# Charts and diagrams as code
----

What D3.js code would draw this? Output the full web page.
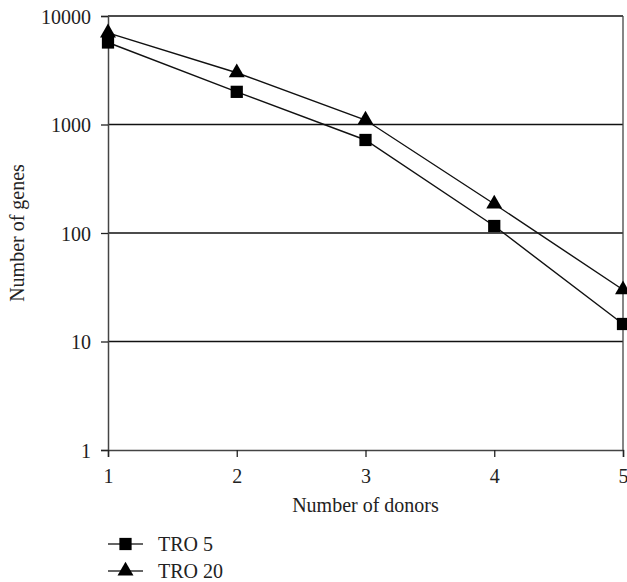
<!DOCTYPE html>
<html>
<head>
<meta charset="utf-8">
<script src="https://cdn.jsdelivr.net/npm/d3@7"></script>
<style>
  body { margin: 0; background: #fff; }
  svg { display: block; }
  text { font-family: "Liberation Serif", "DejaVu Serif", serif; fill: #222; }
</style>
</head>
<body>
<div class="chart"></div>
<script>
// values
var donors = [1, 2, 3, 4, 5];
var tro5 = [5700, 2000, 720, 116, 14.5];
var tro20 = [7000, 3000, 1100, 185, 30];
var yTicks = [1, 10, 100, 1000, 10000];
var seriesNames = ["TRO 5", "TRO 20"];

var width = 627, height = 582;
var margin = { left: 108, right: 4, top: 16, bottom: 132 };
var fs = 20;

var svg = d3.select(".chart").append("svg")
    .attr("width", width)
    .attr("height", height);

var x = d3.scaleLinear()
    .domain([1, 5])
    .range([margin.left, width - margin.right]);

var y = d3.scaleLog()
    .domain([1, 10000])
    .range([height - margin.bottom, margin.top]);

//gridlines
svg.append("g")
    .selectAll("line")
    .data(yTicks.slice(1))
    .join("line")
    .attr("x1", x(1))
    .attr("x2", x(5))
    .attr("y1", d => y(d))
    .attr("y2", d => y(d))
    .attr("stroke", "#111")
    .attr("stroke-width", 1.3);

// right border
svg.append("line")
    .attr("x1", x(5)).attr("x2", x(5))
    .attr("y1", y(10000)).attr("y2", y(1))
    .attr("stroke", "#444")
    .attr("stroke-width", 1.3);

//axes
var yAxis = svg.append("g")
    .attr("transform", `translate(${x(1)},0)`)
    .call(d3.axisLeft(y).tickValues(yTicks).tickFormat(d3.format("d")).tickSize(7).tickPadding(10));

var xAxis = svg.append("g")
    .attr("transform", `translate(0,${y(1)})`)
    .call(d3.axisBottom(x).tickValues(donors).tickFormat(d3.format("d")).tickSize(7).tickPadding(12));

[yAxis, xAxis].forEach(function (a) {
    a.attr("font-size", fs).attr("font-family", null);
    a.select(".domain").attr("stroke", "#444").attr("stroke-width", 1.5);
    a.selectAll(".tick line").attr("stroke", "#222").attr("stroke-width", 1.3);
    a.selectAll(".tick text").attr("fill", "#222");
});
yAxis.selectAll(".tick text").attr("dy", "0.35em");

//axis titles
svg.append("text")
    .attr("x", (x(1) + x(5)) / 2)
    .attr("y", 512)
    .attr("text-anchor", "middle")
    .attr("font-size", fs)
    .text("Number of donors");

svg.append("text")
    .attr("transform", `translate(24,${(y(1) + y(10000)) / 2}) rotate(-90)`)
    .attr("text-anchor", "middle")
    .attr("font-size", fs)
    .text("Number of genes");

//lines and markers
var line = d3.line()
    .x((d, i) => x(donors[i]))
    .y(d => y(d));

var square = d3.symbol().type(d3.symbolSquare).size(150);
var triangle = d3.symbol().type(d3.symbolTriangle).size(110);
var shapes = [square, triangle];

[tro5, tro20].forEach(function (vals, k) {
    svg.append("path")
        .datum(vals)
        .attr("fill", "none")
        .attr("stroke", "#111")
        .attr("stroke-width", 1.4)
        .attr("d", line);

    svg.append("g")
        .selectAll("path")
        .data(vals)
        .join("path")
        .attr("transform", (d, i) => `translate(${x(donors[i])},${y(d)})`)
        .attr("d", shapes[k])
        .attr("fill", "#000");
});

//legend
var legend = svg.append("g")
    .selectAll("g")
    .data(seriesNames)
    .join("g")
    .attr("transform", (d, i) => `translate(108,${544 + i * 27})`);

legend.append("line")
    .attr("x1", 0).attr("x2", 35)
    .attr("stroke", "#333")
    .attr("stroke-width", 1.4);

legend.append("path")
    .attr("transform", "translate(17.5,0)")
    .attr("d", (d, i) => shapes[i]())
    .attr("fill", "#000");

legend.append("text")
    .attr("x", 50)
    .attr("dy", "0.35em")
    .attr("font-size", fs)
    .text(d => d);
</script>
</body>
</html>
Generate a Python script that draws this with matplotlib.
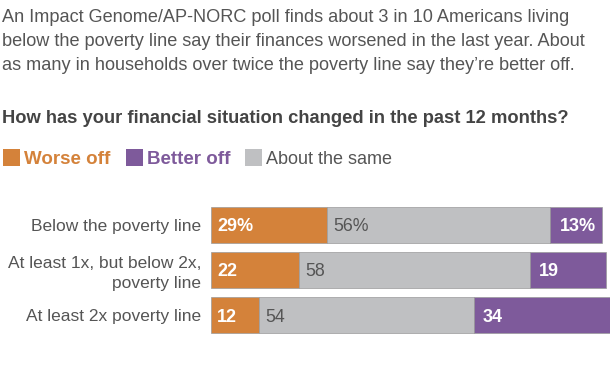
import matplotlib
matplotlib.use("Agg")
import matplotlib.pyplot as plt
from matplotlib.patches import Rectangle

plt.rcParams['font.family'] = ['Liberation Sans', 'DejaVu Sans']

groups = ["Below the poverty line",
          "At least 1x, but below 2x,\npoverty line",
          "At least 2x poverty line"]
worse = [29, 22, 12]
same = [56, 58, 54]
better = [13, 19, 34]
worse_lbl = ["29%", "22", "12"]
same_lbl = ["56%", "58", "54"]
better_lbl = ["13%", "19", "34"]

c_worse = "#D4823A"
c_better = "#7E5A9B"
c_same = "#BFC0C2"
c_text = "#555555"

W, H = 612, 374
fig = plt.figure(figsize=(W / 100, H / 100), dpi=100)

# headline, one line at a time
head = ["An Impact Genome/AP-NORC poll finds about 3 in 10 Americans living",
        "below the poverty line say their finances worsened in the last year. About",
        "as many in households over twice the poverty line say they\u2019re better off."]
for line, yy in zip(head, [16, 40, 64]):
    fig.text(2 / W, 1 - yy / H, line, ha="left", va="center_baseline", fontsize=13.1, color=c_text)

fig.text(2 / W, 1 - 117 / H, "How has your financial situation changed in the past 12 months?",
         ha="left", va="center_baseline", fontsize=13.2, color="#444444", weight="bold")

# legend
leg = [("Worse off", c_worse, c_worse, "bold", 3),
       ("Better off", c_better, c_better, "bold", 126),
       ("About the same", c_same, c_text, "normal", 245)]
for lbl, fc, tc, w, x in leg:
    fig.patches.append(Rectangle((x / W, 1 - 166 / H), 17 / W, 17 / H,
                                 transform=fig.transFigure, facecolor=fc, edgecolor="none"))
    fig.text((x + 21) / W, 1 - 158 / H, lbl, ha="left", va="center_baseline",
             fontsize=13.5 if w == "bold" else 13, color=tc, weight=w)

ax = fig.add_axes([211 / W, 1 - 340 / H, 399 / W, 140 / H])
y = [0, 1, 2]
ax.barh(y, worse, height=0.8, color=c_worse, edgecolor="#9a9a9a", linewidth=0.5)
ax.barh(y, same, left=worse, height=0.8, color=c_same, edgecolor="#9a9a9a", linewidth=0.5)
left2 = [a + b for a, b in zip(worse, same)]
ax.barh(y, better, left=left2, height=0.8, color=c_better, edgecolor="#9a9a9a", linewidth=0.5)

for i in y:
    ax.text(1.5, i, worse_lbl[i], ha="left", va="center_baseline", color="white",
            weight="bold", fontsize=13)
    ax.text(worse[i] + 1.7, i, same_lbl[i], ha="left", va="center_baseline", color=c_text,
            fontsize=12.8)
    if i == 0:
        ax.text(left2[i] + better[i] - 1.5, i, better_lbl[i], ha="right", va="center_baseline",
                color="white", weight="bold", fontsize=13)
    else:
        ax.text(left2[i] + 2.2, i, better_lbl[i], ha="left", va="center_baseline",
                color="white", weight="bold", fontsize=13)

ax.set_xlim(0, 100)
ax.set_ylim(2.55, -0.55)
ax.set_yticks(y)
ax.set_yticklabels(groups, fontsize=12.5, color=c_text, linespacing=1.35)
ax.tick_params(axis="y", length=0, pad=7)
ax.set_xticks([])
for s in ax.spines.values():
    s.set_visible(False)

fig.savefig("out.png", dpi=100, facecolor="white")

----

Reproduce every entry exactly, but omit each picture.

What D3.js code would draw this? Output the full web page.
<!DOCTYPE html>
<html>
<head>
<meta charset="utf-8">
<script src="https://cdn.jsdelivr.net/npm/d3@7"></script>
<style>
  body { margin: 0; background: #fff; }
  svg { display: block; }
  text { font-family: "Liberation Serif", "DejaVu Serif", serif; fill: #222; }
</style>
</head>
<body>
<div class="chart"></div>
<script>
// values
var donors = [1, 2, 3, 4, 5];
var tro5 = [5700, 2000, 720, 116, 14.5];
var tro20 = [7000, 3000, 1100, 185, 30];
var yTicks = [1, 10, 100, 1000, 10000];
var seriesNames = ["TRO 5", "TRO 20"];

var width = 627, height = 582;
var margin = { left: 108, right: 4, top: 16, bottom: 132 };
var fs = 20;

var svg = d3.select(".chart").append("svg")
    .attr("width", width)
    .attr("height", height);

var x = d3.scaleLinear()
    .domain([1, 5])
    .range([margin.left, width - margin.right]);

var y = d3.scaleLog()
    .domain([1, 10000])
    .range([height - margin.bottom, margin.top]);

//gridlines
svg.append("g")
    .selectAll("line")
    .data(yTicks.slice(1))
    .join("line")
    .attr("x1", x(1))
    .attr("x2", x(5))
    .attr("y1", d => y(d))
    .attr("y2", d => y(d))
    .attr("stroke", "#111")
    .attr("stroke-width", 1.3);

// right border
svg.append("line")
    .attr("x1", x(5)).attr("x2", x(5))
    .attr("y1", y(10000)).attr("y2", y(1))
    .attr("stroke", "#444")
    .attr("stroke-width", 1.3);

//axes
var yAxis = svg.append("g")
    .attr("transform", `translate(${x(1)},0)`)
    .call(d3.axisLeft(y).tickValues(yTicks).tickFormat(d3.format("d")).tickSize(7).tickPadding(10));

var xAxis = svg.append("g")
    .attr("transform", `translate(0,${y(1)})`)
    .call(d3.axisBottom(x).tickValues(donors).tickFormat(d3.format("d")).tickSize(7).tickPadding(12));

[yAxis, xAxis].forEach(function (a) {
    a.attr("font-size", fs).attr("font-family", null);
    a.select(".domain").attr("stroke", "#444").attr("stroke-width", 1.5);
    a.selectAll(".tick line").attr("stroke", "#222").attr("stroke-width", 1.3);
    a.selectAll(".tick text").attr("fill", "#222");
});
yAxis.selectAll(".tick text").attr("dy", "0.35em");

//axis titles
svg.append("text")
    .attr("x", (x(1) + x(5)) / 2)
    .attr("y", 512)
    .attr("text-anchor", "middle")
    .attr("font-size", fs)
    .text("Number of donors");

svg.append("text")
    .attr("transform", `translate(24,${(y(1) + y(10000)) / 2}) rotate(-90)`)
    .attr("text-anchor", "middle")
    .attr("font-size", fs)
    .text("Number of genes");

//lines and markers
var line = d3.line()
    .x((d, i) => x(donors[i]))
    .y(d => y(d));

var square = d3.symbol().type(d3.symbolSquare).size(150);
var triangle = d3.symbol().type(d3.symbolTriangle).size(110);
var shapes = [square, triangle];

[tro5, tro20].forEach(function (vals, k) {
    svg.append("path")
        .datum(vals)
        .attr("fill", "none")
        .attr("stroke", "#111")
        .attr("stroke-width", 1.4)
        .attr("d", line);

    svg.append("g")
        .selectAll("path")
        .data(vals)
        .join("path")
        .attr("transform", (d, i) => `translate(${x(donors[i])},${y(d)})`)
        .attr("d", shapes[k])
        .attr("fill", "#000");
});

//legend
var legend = svg.append("g")
    .selectAll("g")
    .data(seriesNames)
    .join("g")
    .attr("transform", (d, i) => `translate(108,${544 + i * 27})`);

legend.append("line")
    .attr("x1", 0).attr("x2", 35)
    .attr("stroke", "#333")
    .attr("stroke-width", 1.4);

legend.append("path")
    .attr("transform", "translate(17.5,0)")
    .attr("d", (d, i) => shapes[i]())
    .attr("fill", "#000");

legend.append("text")
    .attr("x", 50)
    .attr("dy", "0.35em")
    .attr("font-size", fs)
    .text(d => d);
</script>
</body>
</html>
Generate a Python script that draws this with matplotlib.
import matplotlib
matplotlib.use("Agg")
import matplotlib.pyplot as plt
from matplotlib.patches import Rectangle

plt.rcParams['font.family'] = ['Liberation Sans', 'DejaVu Sans']

groups = ["Below the poverty line",
          "At least 1x, but below 2x,\npoverty line",
          "At least 2x poverty line"]
worse = [29, 22, 12]
same = [56, 58, 54]
better = [13, 19, 34]
worse_lbl = ["29%", "22", "12"]
same_lbl = ["56%", "58", "54"]
better_lbl = ["13%", "19", "34"]

c_worse = "#D4823A"
c_better = "#7E5A9B"
c_same = "#BFC0C2"
c_text = "#555555"

W, H = 612, 374
fig = plt.figure(figsize=(W / 100, H / 100), dpi=100)

# headline, one line at a time
head = ["An Impact Genome/AP-NORC poll finds about 3 in 10 Americans living",
        "below the poverty line say their finances worsened in the last year. About",
        "as many in households over twice the poverty line say they\u2019re better off."]
for line, yy in zip(head, [16, 40, 64]):
    fig.text(2 / W, 1 - yy / H, line, ha="left", va="center_baseline", fontsize=13.1, color=c_text)

fig.text(2 / W, 1 - 117 / H, "How has your financial situation changed in the past 12 months?",
         ha="left", va="center_baseline", fontsize=13.2, color="#444444", weight="bold")

# legend
leg = [("Worse off", c_worse, c_worse, "bold", 3),
       ("Better off", c_better, c_better, "bold", 126),
       ("About the same", c_same, c_text, "normal", 245)]
for lbl, fc, tc, w, x in leg:
    fig.patches.append(Rectangle((x / W, 1 - 166 / H), 17 / W, 17 / H,
                                 transform=fig.transFigure, facecolor=fc, edgecolor="none"))
    fig.text((x + 21) / W, 1 - 158 / H, lbl, ha="left", va="center_baseline",
             fontsize=13.5 if w == "bold" else 13, color=tc, weight=w)

ax = fig.add_axes([211 / W, 1 - 340 / H, 399 / W, 140 / H])
y = [0, 1, 2]
ax.barh(y, worse, height=0.8, color=c_worse, edgecolor="#9a9a9a", linewidth=0.5)
ax.barh(y, same, left=worse, height=0.8, color=c_same, edgecolor="#9a9a9a", linewidth=0.5)
left2 = [a + b for a, b in zip(worse, same)]
ax.barh(y, better, left=left2, height=0.8, color=c_better, edgecolor="#9a9a9a", linewidth=0.5)

for i in y:
    ax.text(1.5, i, worse_lbl[i], ha="left", va="center_baseline", color="white",
            weight="bold", fontsize=13)
    ax.text(worse[i] + 1.7, i, same_lbl[i], ha="left", va="center_baseline", color=c_text,
            fontsize=12.8)
    if i == 0:
        ax.text(left2[i] + better[i] - 1.5, i, better_lbl[i], ha="right", va="center_baseline",
                color="white", weight="bold", fontsize=13)
    else:
        ax.text(left2[i] + 2.2, i, better_lbl[i], ha="left", va="center_baseline",
                color="white", weight="bold", fontsize=13)

ax.set_xlim(0, 100)
ax.set_ylim(2.55, -0.55)
ax.set_yticks(y)
ax.set_yticklabels(groups, fontsize=12.5, color=c_text, linespacing=1.35)
ax.tick_params(axis="y", length=0, pad=7)
ax.set_xticks([])
for s in ax.spines.values():
    s.set_visible(False)

fig.savefig("out.png", dpi=100, facecolor="white")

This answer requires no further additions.